Prompt - Open with the line that has "Emit a Python"; close with the line that has "import pandas as pd". Retype those lines exactly, images excluded.

Charts and diagrams as code -
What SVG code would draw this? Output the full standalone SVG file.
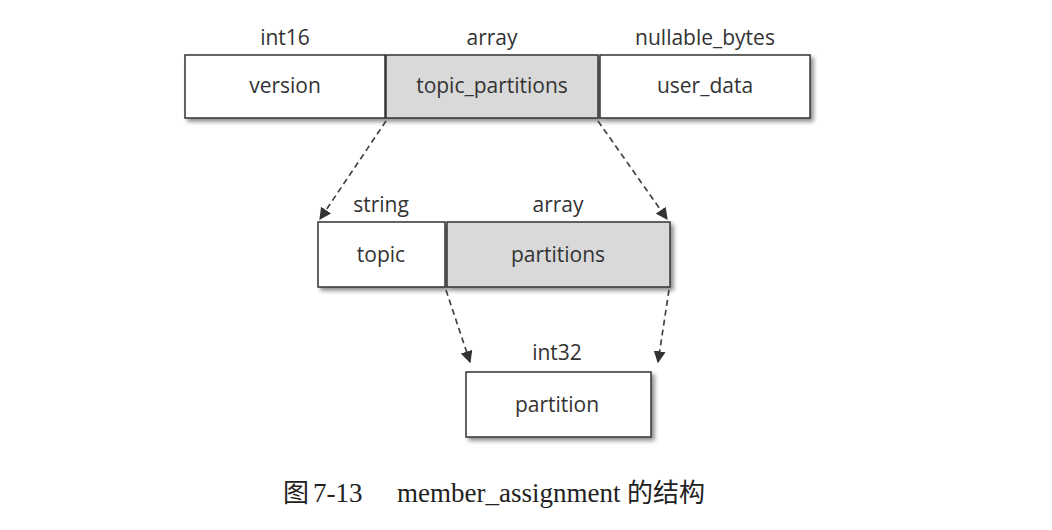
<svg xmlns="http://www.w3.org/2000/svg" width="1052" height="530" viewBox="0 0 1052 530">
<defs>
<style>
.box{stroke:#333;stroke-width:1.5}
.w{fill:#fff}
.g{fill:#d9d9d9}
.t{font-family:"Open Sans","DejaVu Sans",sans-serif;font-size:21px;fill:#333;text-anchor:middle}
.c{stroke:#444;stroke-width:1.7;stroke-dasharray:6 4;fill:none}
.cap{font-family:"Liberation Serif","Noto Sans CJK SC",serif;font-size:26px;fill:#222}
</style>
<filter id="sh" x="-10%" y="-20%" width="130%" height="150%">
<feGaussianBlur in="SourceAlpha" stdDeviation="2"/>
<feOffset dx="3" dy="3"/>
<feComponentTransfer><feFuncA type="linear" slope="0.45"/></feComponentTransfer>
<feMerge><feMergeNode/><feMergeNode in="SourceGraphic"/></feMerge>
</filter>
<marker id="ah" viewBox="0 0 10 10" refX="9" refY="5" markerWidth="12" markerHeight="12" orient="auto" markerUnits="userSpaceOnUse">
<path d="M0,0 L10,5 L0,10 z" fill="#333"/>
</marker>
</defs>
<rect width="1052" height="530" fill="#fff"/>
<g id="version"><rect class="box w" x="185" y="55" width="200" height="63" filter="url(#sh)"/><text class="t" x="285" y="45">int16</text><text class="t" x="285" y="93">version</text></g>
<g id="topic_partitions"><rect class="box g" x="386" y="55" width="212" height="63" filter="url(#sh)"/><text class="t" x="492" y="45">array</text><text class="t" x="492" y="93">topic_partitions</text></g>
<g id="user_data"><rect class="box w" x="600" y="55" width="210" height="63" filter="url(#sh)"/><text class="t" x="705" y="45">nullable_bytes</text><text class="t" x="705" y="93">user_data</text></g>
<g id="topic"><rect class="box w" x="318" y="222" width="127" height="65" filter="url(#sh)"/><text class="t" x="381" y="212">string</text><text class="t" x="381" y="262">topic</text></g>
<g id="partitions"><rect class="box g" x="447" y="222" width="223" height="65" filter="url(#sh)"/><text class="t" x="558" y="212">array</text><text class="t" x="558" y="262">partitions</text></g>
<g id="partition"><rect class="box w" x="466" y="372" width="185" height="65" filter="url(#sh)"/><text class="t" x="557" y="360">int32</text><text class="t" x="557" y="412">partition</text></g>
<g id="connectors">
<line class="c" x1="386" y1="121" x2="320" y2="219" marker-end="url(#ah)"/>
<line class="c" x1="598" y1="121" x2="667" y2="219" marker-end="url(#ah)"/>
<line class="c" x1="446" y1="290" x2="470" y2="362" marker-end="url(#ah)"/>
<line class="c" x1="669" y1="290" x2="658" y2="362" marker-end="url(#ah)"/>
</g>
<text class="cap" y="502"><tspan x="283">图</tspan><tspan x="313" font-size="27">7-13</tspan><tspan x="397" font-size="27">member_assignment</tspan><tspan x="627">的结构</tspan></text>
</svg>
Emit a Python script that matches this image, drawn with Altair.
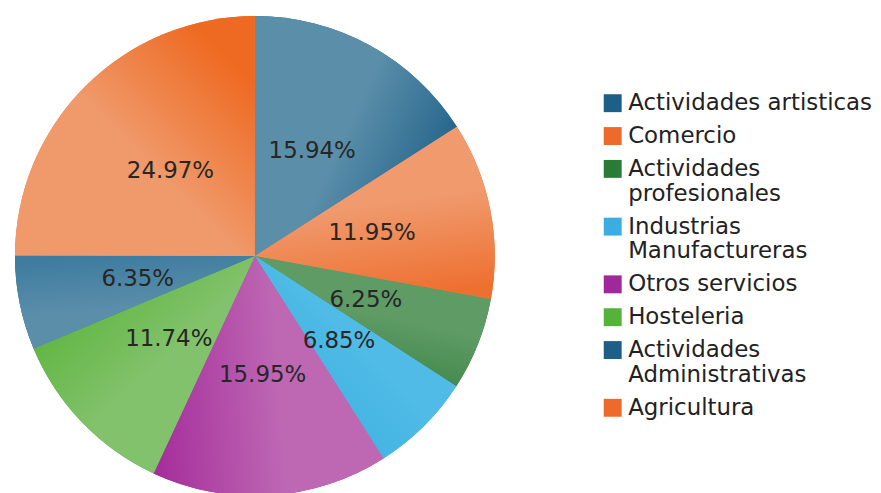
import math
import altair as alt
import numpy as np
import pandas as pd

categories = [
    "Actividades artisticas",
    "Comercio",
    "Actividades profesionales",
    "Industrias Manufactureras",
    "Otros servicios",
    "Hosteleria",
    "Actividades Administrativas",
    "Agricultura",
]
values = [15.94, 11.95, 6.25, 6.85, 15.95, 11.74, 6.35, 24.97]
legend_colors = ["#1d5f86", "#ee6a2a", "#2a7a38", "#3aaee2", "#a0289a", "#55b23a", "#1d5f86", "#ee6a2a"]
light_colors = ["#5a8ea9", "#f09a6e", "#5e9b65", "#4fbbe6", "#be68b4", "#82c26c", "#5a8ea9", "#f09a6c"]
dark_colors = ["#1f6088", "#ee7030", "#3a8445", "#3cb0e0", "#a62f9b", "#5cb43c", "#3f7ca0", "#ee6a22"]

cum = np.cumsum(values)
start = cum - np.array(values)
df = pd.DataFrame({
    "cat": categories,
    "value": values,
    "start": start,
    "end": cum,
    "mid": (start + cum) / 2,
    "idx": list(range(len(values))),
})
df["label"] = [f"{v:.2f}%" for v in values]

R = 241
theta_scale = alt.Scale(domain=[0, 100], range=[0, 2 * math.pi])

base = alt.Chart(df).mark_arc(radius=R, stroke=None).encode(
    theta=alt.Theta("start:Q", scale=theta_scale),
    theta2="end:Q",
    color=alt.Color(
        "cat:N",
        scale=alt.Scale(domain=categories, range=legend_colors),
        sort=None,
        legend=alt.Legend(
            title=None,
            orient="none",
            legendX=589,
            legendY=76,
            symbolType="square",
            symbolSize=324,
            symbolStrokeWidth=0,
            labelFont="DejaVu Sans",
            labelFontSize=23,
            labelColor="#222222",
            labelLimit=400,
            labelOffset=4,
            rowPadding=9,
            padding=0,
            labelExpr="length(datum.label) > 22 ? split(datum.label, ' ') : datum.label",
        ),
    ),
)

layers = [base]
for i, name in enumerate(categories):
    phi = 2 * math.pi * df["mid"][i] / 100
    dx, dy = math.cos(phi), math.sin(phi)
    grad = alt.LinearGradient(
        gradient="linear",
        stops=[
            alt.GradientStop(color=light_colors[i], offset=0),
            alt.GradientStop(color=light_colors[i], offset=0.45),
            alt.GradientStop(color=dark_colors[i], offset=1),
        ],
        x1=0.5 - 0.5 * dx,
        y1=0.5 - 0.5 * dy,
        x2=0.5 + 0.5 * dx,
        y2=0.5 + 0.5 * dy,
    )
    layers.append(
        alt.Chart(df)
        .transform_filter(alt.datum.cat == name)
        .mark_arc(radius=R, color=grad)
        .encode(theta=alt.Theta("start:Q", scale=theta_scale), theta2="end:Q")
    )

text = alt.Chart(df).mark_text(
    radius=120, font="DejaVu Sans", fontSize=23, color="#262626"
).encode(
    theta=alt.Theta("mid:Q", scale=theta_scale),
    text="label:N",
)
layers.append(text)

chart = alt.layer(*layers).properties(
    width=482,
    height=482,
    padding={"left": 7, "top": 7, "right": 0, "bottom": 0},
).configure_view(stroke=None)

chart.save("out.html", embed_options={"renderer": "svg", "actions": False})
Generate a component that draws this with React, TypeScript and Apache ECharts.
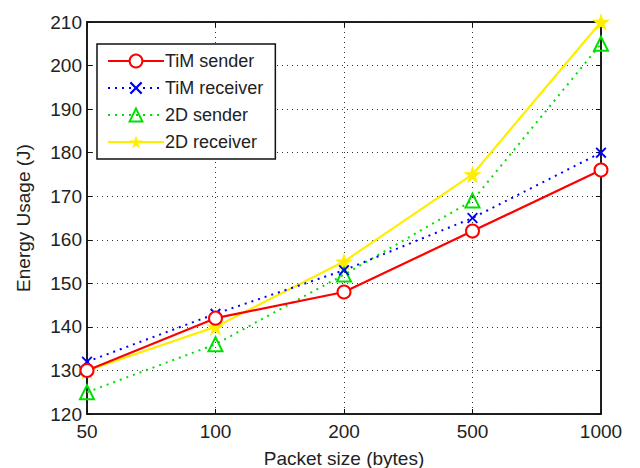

Answer in full -
Emit a Python script that matches this image, drawn with Altair.
import math
import altair as alt
import numpy as np
import pandas as pd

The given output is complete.